▶ _DESCRIPTION OF THE TASK_
Write out the entries below once more, exactly, with the pictures left out.

▶ _TASK MATERIAL_
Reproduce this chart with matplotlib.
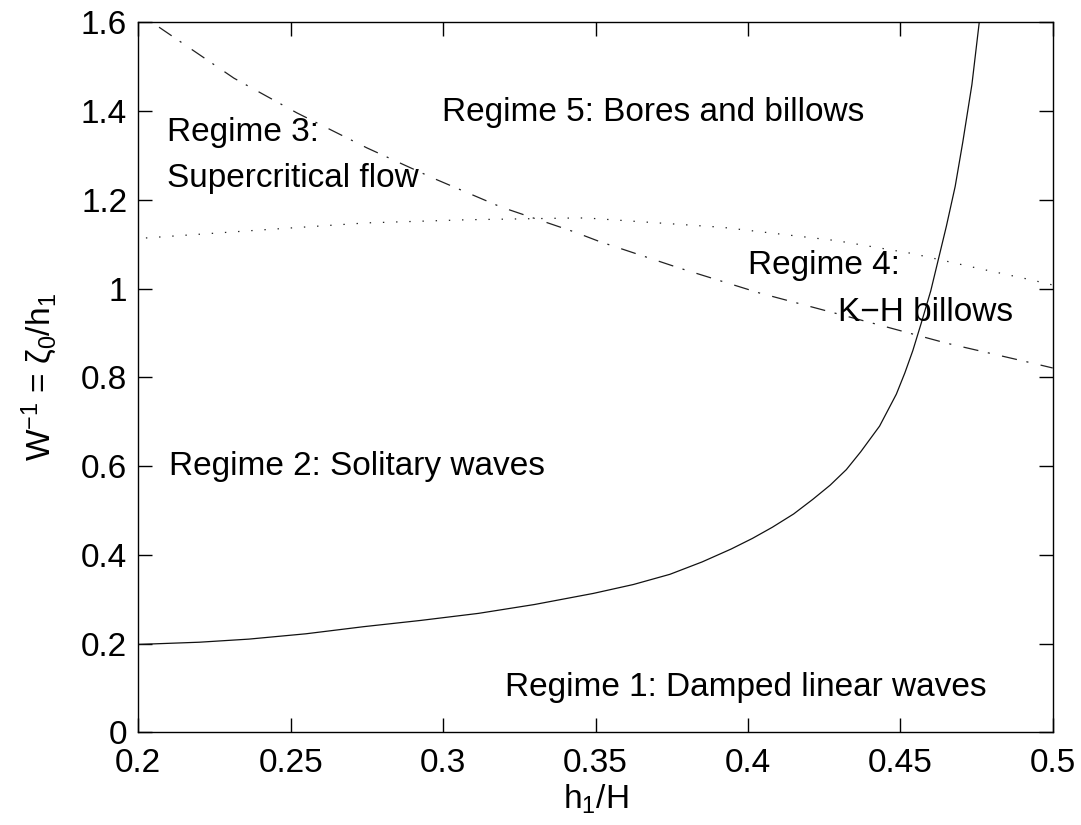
import matplotlib
matplotlib.use('Agg')
import matplotlib.pyplot as plt

plt.rcParams['font.family'] = ['Liberation Sans', 'DejaVu Sans']
plt.rcParams['mathtext.fontset'] = 'custom'
plt.rcParams['mathtext.rm'] = 'Liberation Sans'
plt.rcParams['mathtext.it'] = 'Liberation Sans'
plt.rcParams['lines.scale_dashes'] = False

# solid curve (boundary between regime 1 and the rest)
solid_x = [0.200, 0.220, 0.2363, 0.255, 0.2739, 0.2925, 0.3116, 0.330, 0.3493,
           0.3624, 0.3744, 0.3850, 0.3945, 0.4015, 0.4080, 0.4150, 0.4213,
           0.4270, 0.4323, 0.4370, 0.4432, 0.4487, 0.4515, 0.4541, 0.4570,
           0.4600, 0.4651, 0.4680, 0.4705, 0.4735, 0.4759]
solid_y = [0.198, 0.203, 0.210, 0.222, 0.238, 0.252, 0.268, 0.288, 0.313,
           0.333, 0.356, 0.384, 0.413, 0.437, 0.462, 0.492, 0.525,
           0.557, 0.592, 0.632, 0.690, 0.762, 0.810, 0.860, 0.925,
           0.995, 1.140, 1.230, 1.330, 1.460, 1.600]

# dash-dot curve
dashdot_x = [0.2068, 0.2314, 0.2520, 0.2750, 0.2970, 0.3189, 0.3429, 0.3513,
             0.3776, 0.4038, 0.4409, 0.4651, 0.4933, 0.500]
dashdot_y = [1.589, 1.474, 1.396, 1.317, 1.248, 1.184, 1.128, 1.106,
             1.046, 0.990, 0.922, 0.877, 0.832, 0.821]

# dotted curve
dotted_x = [0.2025, 0.2402, 0.2750, 0.3078, 0.3429, 0.3470, 0.3916, 0.4290,
            0.4539, 0.4759, 0.4933, 0.500]
dotted_y = [1.114, 1.132, 1.148, 1.155, 1.159, 1.159, 1.138, 1.108,
            1.079, 1.045, 1.019, 1.008]

fig = plt.figure(figsize=(10.81, 8.25), dpi=100)
ax = fig.add_axes([138.3 / 1081, 1 - 732.3 / 825, 914.4 / 1081, 710 / 825])

ax.plot(solid_x, solid_y, color='#111111', lw=0.9)
ax.plot(dashdot_x, dashdot_y, color='#222222', lw=0.9, dashes=(11, 7, 1.5, 9))
ax.plot(dotted_x, dotted_y, color='#222222', lw=0.9, dashes=(1, 8.5))

ax.set_xlim(0.2, 0.5)
ax.set_ylim(0, 1.6)
ax.set_xticks([0.2, 0.25, 0.3, 0.35, 0.4, 0.45, 0.5])
ax.set_xticklabels(['0.2', '0.25', '0.3', '0.35', '0.4', '0.45', '0.5'])
ax.set_yticks([0, 0.2, 0.4, 0.6, 0.8, 1.0, 1.2, 1.4, 1.6])
ax.set_yticklabels(['0', '0.2', '0.4', '0.6', '0.8', '1', '1.2', '1.4', '1.6'])
ax.tick_params(direction='in', length=10, width=1, top=True, right=True,
               labelsize=24)
ax.tick_params(axis='x', pad=11)
ax.tick_params(axis='y', pad=8)
for s in ax.spines.values():
    s.set_linewidth(1)

ax.set_xlabel(r'h$_1$/H', fontsize=24, labelpad=3)
ax.set_ylabel(r'W$^{-1}$ = $\zeta_0$/h$_1$', fontsize=24, labelpad=16)

fs = 24
ax.text(0.2996, 1.396, 'Regime 5: Bores and billows', fontsize=fs, va='center')
ax.text(0.2094, 1.351, 'Regime 3:', fontsize=fs, va='center')
ax.text(0.2094, 1.249, 'Supercritical flow', fontsize=fs, va='center')
ax.text(0.3999, 1.053, 'Regime 4:', fontsize=fs, va='center')
ax.text(0.4294, 0.947, 'K\u2212H billows', fontsize=fs, va='center')
ax.text(0.2101, 0.598, 'Regime 2: Solitary waves', fontsize=fs, va='center')
ax.text(0.4783, 0.100, 'Regime 1: Damped linear waves', fontsize=fs,
        va='center', ha='right')

fig.savefig('out.png', dpi=100)
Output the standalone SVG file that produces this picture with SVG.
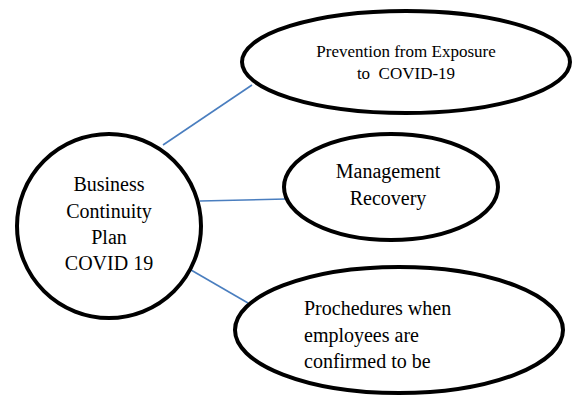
<svg xmlns="http://www.w3.org/2000/svg" width="574" height="398" viewBox="0 0 574 398">
  <style>
    .shape { fill: #ffffff; stroke: #000000; stroke-width: 4; }
    .link { stroke: #4a7ebf; stroke-width: 1.6; fill: none; }
    .label { font-family: "Liberation Serif", "Times New Roman", serif; fill: #000000; }
    .mid { text-anchor: middle; }
  </style>
  <rect width="574" height="398" fill="#ffffff"/>

  <!-- connectors from the central plan to each topic -->
  <g id="connectors">
    <line class="link" x1="163" y1="145" x2="252" y2="85"/>
    <line class="link" x1="200" y1="201" x2="286" y2="199"/>
    <line class="link" x1="191" y1="270" x2="248" y2="303"/>
  </g>

  <g id="node-plan">
    <circle class="shape" cx="109" cy="226" r="92"/>
    <text class="label mid" font-size="20" x="109" y="191">Business</text>
    <text class="label mid" font-size="20" x="109" y="218">Continuity</text>
    <text class="label mid" font-size="20" x="109" y="244">Plan</text>
    <text class="label mid" font-size="20" x="109" y="270">COVID 19</text>
  </g>

  <g id="node-prevention">
    <ellipse class="shape" cx="406" cy="62" rx="164" ry="51"/>
    <text class="label mid" font-size="17" x="406" y="57">Prevention from Exposure</text>
    <text class="label mid" font-size="17" x="406" y="79" xml:space="preserve">to  COVID-19</text>
  </g>

  <g id="node-management">
    <ellipse class="shape" cx="391" cy="187" rx="107" ry="53"/>
    <text class="label mid" font-size="20" x="388" y="178">Management</text>
    <text class="label mid" font-size="20" x="388" y="205">Recovery</text>
  </g>

  <g id="node-procedures">
    <ellipse class="shape" cx="399" cy="330" rx="164" ry="63"/>
    <text class="label" font-size="20" x="304" y="315">Prochedures when</text>
    <text class="label" font-size="20" x="304" y="342">employees are</text>
    <text class="label" font-size="20" x="304" y="368">confirmed to be</text>
  </g>
</svg>
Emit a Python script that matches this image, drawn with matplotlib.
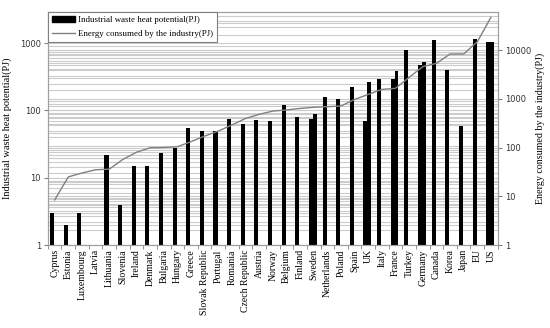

▶ _THE RESULT_
Reproduce this chart with matplotlib.
import matplotlib
matplotlib.use('Agg')
import matplotlib.pyplot as plt

plt.rcParams['font.family'] = ['Liberation Sans', 'DejaVu Sans']
plt.rcParams['mathtext.fontset'] = 'custom'
plt.rcParams['mathtext.rm'] = 'Liberation Sans'
plt.rcParams['mathtext.it'] = 'Liberation Sans'
plt.rcParams['lines.scale_dashes'] = False

# solid curve (boundary between regime 1 and the rest)
solid_x = [0.200, 0.220, 0.2363, 0.255, 0.2739, 0.2925, 0.3116, 0.330, 0.3493,
           0.3624, 0.3744, 0.3850, 0.3945, 0.4015, 0.4080, 0.4150, 0.4213,
           0.4270, 0.4323, 0.4370, 0.4432, 0.4487, 0.4515, 0.4541, 0.4570,
           0.4600, 0.4651, 0.4680, 0.4705, 0.4735, 0.4759]
solid_y = [0.198, 0.203, 0.210, 0.222, 0.238, 0.252, 0.268, 0.288, 0.313,
           0.333, 0.356, 0.384, 0.413, 0.437, 0.462, 0.492, 0.525,
           0.557, 0.592, 0.632, 0.690, 0.762, 0.810, 0.860, 0.925,
           0.995, 1.140, 1.230, 1.330, 1.460, 1.600]

# dash-dot curve
dashdot_x = [0.2068, 0.2314, 0.2520, 0.2750, 0.2970, 0.3189, 0.3429, 0.3513,
             0.3776, 0.4038, 0.4409, 0.4651, 0.4933, 0.500]
dashdot_y = [1.589, 1.474, 1.396, 1.317, 1.248, 1.184, 1.128, 1.106,
             1.046, 0.990, 0.922, 0.877, 0.832, 0.821]

# dotted curve
dotted_x = [0.2025, 0.2402, 0.2750, 0.3078, 0.3429, 0.3470, 0.3916, 0.4290,
            0.4539, 0.4759, 0.4933, 0.500]
dotted_y = [1.114, 1.132, 1.148, 1.155, 1.159, 1.159, 1.138, 1.108,
            1.079, 1.045, 1.019, 1.008]

fig = plt.figure(figsize=(10.81, 8.25), dpi=100)
ax = fig.add_axes([138.3 / 1081, 1 - 732.3 / 825, 914.4 / 1081, 710 / 825])

ax.plot(solid_x, solid_y, color='#111111', lw=0.9)
ax.plot(dashdot_x, dashdot_y, color='#222222', lw=0.9, dashes=(11, 7, 1.5, 9))
ax.plot(dotted_x, dotted_y, color='#222222', lw=0.9, dashes=(1, 8.5))

ax.set_xlim(0.2, 0.5)
ax.set_ylim(0, 1.6)
ax.set_xticks([0.2, 0.25, 0.3, 0.35, 0.4, 0.45, 0.5])
ax.set_xticklabels(['0.2', '0.25', '0.3', '0.35', '0.4', '0.45', '0.5'])
ax.set_yticks([0, 0.2, 0.4, 0.6, 0.8, 1.0, 1.2, 1.4, 1.6])
ax.set_yticklabels(['0', '0.2', '0.4', '0.6', '0.8', '1', '1.2', '1.4', '1.6'])
ax.tick_params(direction='in', length=10, width=1, top=True, right=True,
               labelsize=24)
ax.tick_params(axis='x', pad=11)
ax.tick_params(axis='y', pad=8)
for s in ax.spines.values():
    s.set_linewidth(1)

ax.set_xlabel(r'h$_1$/H', fontsize=24, labelpad=3)
ax.set_ylabel(r'W$^{-1}$ = $\zeta_0$/h$_1$', fontsize=24, labelpad=16)

fs = 24
ax.text(0.2996, 1.396, 'Regime 5: Bores and billows', fontsize=fs, va='center')
ax.text(0.2094, 1.351, 'Regime 3:', fontsize=fs, va='center')
ax.text(0.2094, 1.249, 'Supercritical flow', fontsize=fs, va='center')
ax.text(0.3999, 1.053, 'Regime 4:', fontsize=fs, va='center')
ax.text(0.4294, 0.947, 'K\u2212H billows', fontsize=fs, va='center')
ax.text(0.2101, 0.598, 'Regime 2: Solitary waves', fontsize=fs, va='center')
ax.text(0.4783, 0.100, 'Regime 1: Damped linear waves', fontsize=fs,
        va='center', ha='right')

fig.savefig('out.png', dpi=100)
Output the standalone SVG file that produces this picture with SVG.
<svg xmlns="http://www.w3.org/2000/svg" width="574" height="398" viewBox="0 0 574 398">
  <style>
    .shape { fill: #ffffff; stroke: #000000; stroke-width: 4; }
    .link { stroke: #4a7ebf; stroke-width: 1.6; fill: none; }
    .label { font-family: "Liberation Serif", "Times New Roman", serif; fill: #000000; }
    .mid { text-anchor: middle; }
  </style>
  <rect width="574" height="398" fill="#ffffff"/>

  <!-- connectors from the central plan to each topic -->
  <g id="connectors">
    <line class="link" x1="163" y1="145" x2="252" y2="85"/>
    <line class="link" x1="200" y1="201" x2="286" y2="199"/>
    <line class="link" x1="191" y1="270" x2="248" y2="303"/>
  </g>

  <g id="node-plan">
    <circle class="shape" cx="109" cy="226" r="92"/>
    <text class="label mid" font-size="20" x="109" y="191">Business</text>
    <text class="label mid" font-size="20" x="109" y="218">Continuity</text>
    <text class="label mid" font-size="20" x="109" y="244">Plan</text>
    <text class="label mid" font-size="20" x="109" y="270">COVID 19</text>
  </g>

  <g id="node-prevention">
    <ellipse class="shape" cx="406" cy="62" rx="164" ry="51"/>
    <text class="label mid" font-size="17" x="406" y="57">Prevention from Exposure</text>
    <text class="label mid" font-size="17" x="406" y="79" xml:space="preserve">to  COVID-19</text>
  </g>

  <g id="node-management">
    <ellipse class="shape" cx="391" cy="187" rx="107" ry="53"/>
    <text class="label mid" font-size="20" x="388" y="178">Management</text>
    <text class="label mid" font-size="20" x="388" y="205">Recovery</text>
  </g>

  <g id="node-procedures">
    <ellipse class="shape" cx="399" cy="330" rx="164" ry="63"/>
    <text class="label" font-size="20" x="304" y="315">Prochedures when</text>
    <text class="label" font-size="20" x="304" y="342">employees are</text>
    <text class="label" font-size="20" x="304" y="368">confirmed to be</text>
  </g>
</svg>
Emit a Python script that matches this image, drawn with matplotlib.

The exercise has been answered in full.